##### Data shown
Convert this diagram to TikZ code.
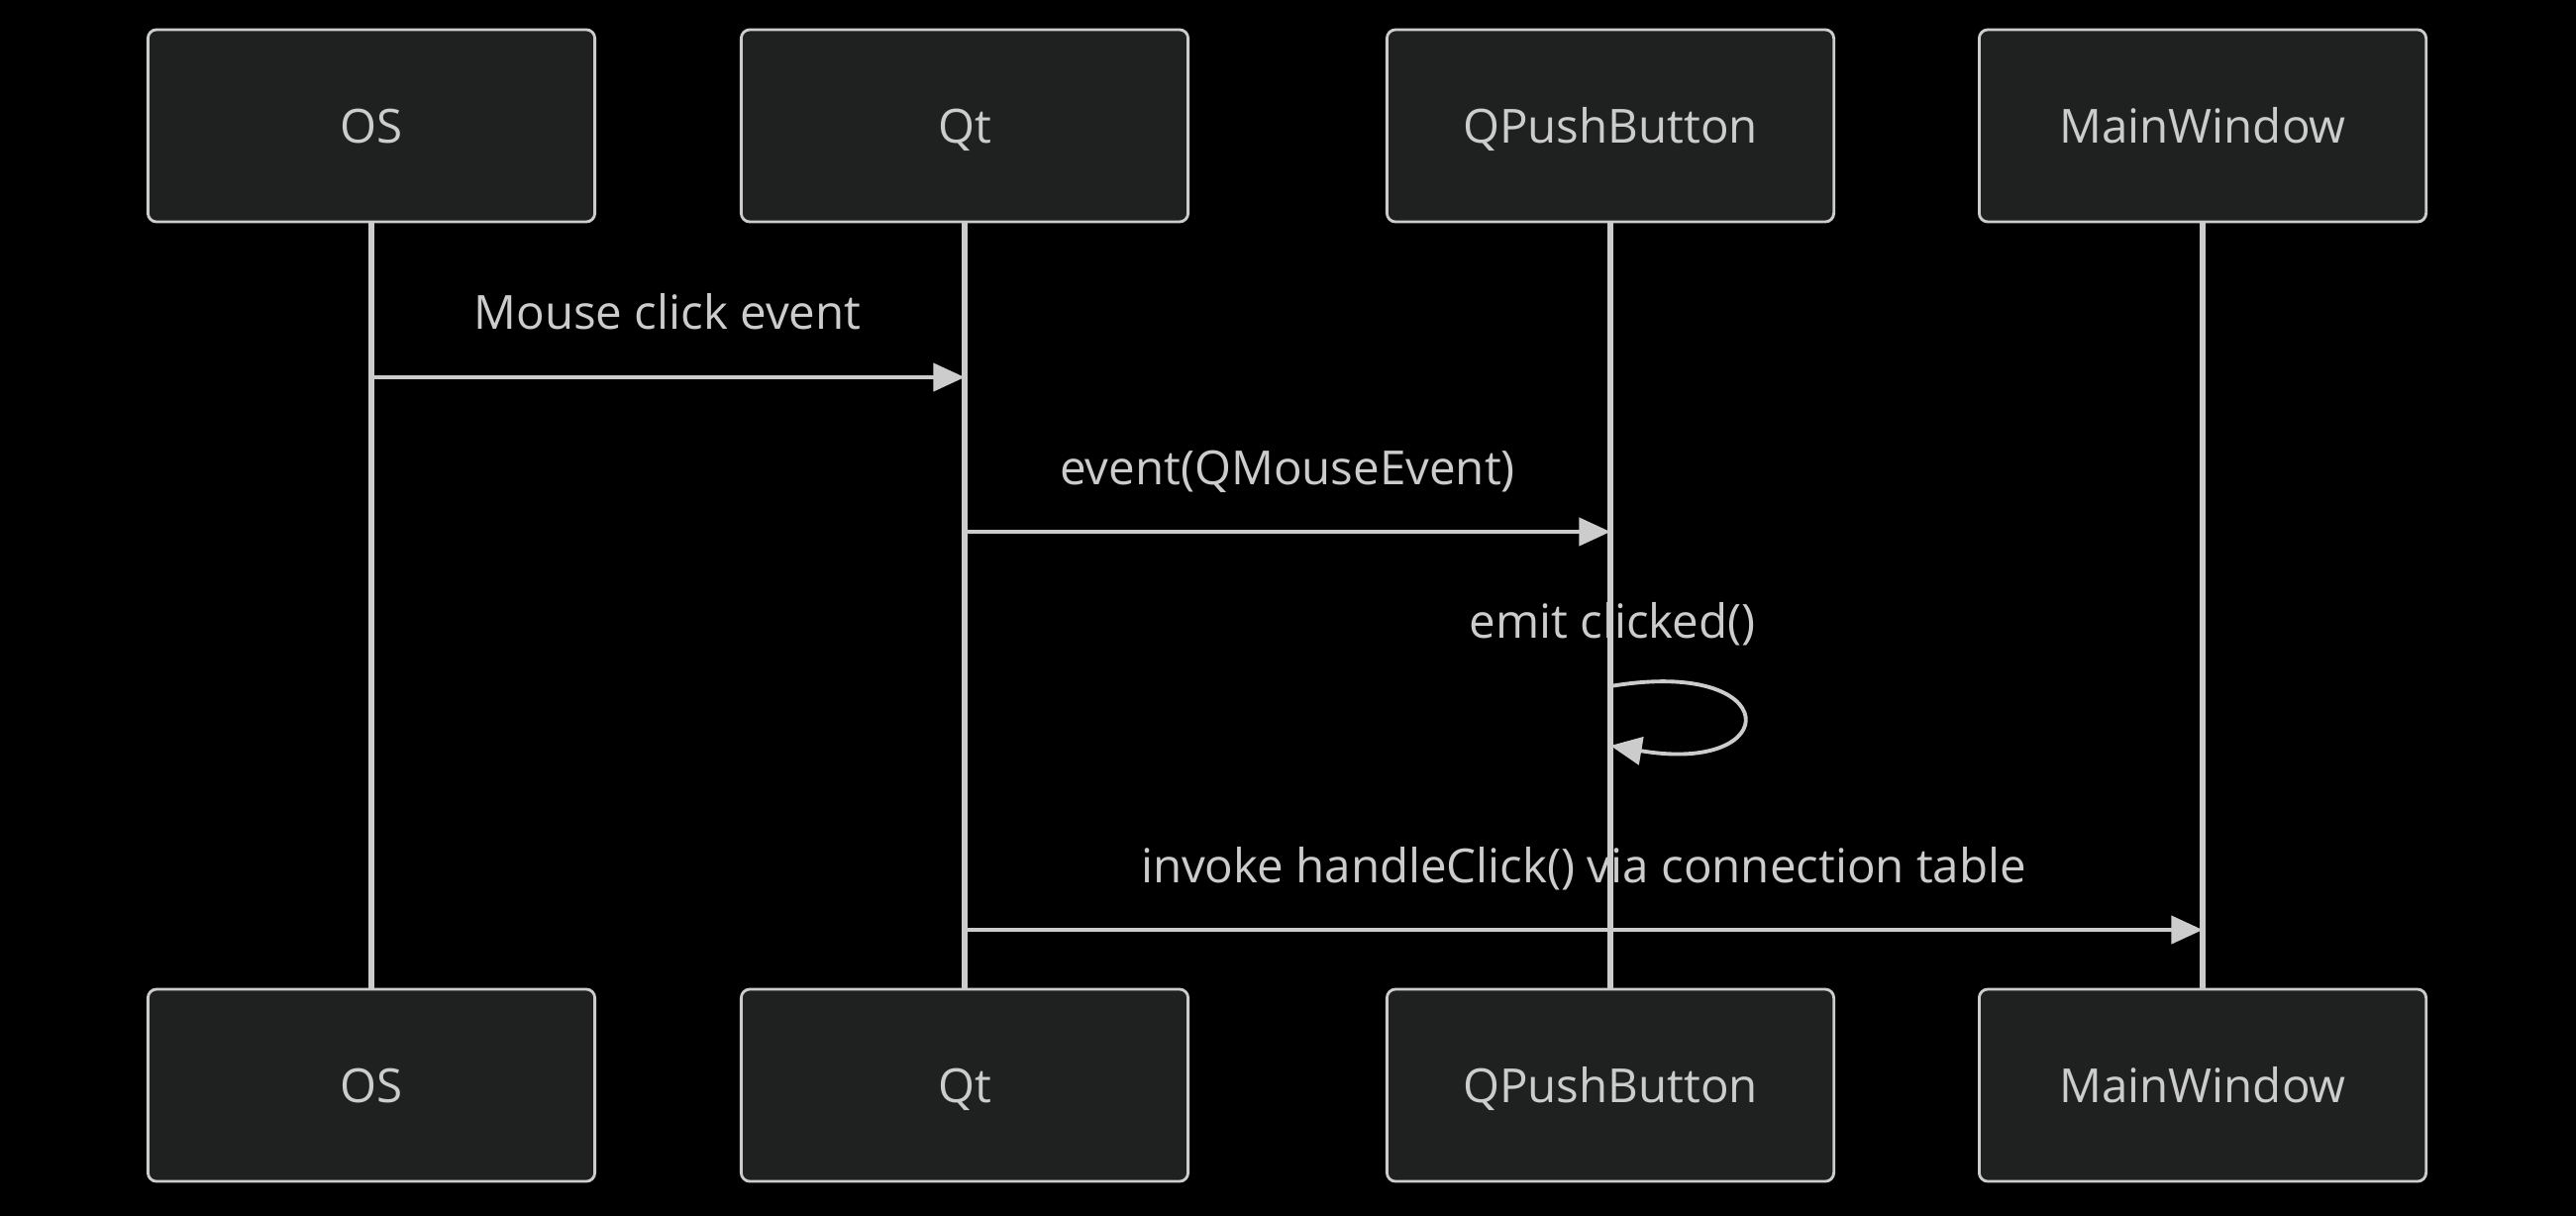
\documentclass[tikz,border=0pt]{standalone}
\usepackage{fontspec}
\setmainfont{Open Sans}
\usetikzlibrary{arrows.meta}
\definecolor{actorfill}{HTML}{1F2020}
\definecolor{actorline}{HTML}{CCCCCC}
\definecolor{msgline}{HTML}{CCCCCC}

\begin{document}
\begin{tikzpicture}[x=0.01cm, y=-0.01cm,
  actor/.style={draw=actorline, line width=0.8pt, fill=actorfill,
                rounded corners=2.5pt, minimum width=4.51cm,
                minimum height=1.94cm, text=actorline,
                text height=12pt, text depth=1.8pt,
                font=\fontsize{13.5}{16}\selectfont},
  lifeline/.style={draw=msgline, line width=1.8pt},
  msg/.style={-{Triangle[length=9pt, width=8pt]}, draw=msgline,
              line width=1.1pt},
  msglabel/.style={text=actorline, font=\fontsize{13.5}{16}\selectfont}
]

\useasboundingbox (0,0) rectangle (2601,1227);
\fill[black] (-20,-20) rectangle (2621,1247);

\node[actor] (os)  at (375,127)  {OS};
\node[actor] (qt)  at (974,127)  {Qt};
\node[actor] (qb)  at (1626,127) {QPushButton};
\node[actor] (mw)  at (2224,127) {MainWindow};

\node[actor] (osb) at (375,1096)  {OS};
\node[actor] (qtb) at (974,1096)  {Qt};
\node[actor] (qbb) at (1626,1096) {QPushButton};
\node[actor] (mwb) at (2224,1096) {MainWindow};

\draw[lifeline] (os) -- (osb);
\draw[lifeline] (qt) -- (qtb);
\draw[lifeline] (qb) -- (qbb);
\draw[lifeline] (mw) -- (mwb);

\coordinate (m1) at (0,381);
\coordinate (m2) at (0,537);
\coordinate (m3a) at (0,693);
\coordinate (m3b) at (0,753);
\coordinate (m4) at (0,939);

\node[msglabel] (l1) at (674,315)  {Mouse click event};
\node[msglabel] (l2) at (1300,476) {event(QMouseEvent)};
\node[msglabel] (l3) at (1628,630) {emit clicked()};
\node[msglabel] (l4) at (1599,877) {invoke handleClick() via connection table};

\draw[msg] (os |- m1) -- (qt |- m1);
\draw[msg] (qt |- m2) -- (qb |- m2);
\draw[msg] (qb |- m3a) .. controls +(177,-30) and +(177,30) .. (qb |- m3b);
\draw[msg] (qt |- m4) -- (mw |- m4);

\end{tikzpicture}
\end{document}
##########
§ **Task goal**
Repeat, with no pictures, each line from the beginning of the data through the line containing "(mw) -- (mwb);", inclusive.

§ **Answer below**
Convert this diagram to TikZ code.
\documentclass[tikz,border=0pt]{standalone}
\usepackage{fontspec}
\setmainfont{Open Sans}
\usetikzlibrary{arrows.meta}
\definecolor{actorfill}{HTML}{1F2020}
\definecolor{actorline}{HTML}{CCCCCC}
\definecolor{msgline}{HTML}{CCCCCC}

\begin{document}
\begin{tikzpicture}[x=0.01cm, y=-0.01cm,
  actor/.style={draw=actorline, line width=0.8pt, fill=actorfill,
                rounded corners=2.5pt, minimum width=4.51cm,
                minimum height=1.94cm, text=actorline,
                text height=12pt, text depth=1.8pt,
                font=\fontsize{13.5}{16}\selectfont},
  lifeline/.style={draw=msgline, line width=1.8pt},
  msg/.style={-{Triangle[length=9pt, width=8pt]}, draw=msgline,
              line width=1.1pt},
  msglabel/.style={text=actorline, font=\fontsize{13.5}{16}\selectfont}
]

\useasboundingbox (0,0) rectangle (2601,1227);
\fill[black] (-20,-20) rectangle (2621,1247);

\node[actor] (os)  at (375,127)  {OS};
\node[actor] (qt)  at (974,127)  {Qt};
\node[actor] (qb)  at (1626,127) {QPushButton};
\node[actor] (mw)  at (2224,127) {MainWindow};

\node[actor] (osb) at (375,1096)  {OS};
\node[actor] (qtb) at (974,1096)  {Qt};
\node[actor] (qbb) at (1626,1096) {QPushButton};
\node[actor] (mwb) at (2224,1096) {MainWindow};

\draw[lifeline] (os) -- (osb);
\draw[lifeline] (qt) -- (qtb);
\draw[lifeline] (qb) -- (qbb);
\draw[lifeline] (mw) -- (mwb);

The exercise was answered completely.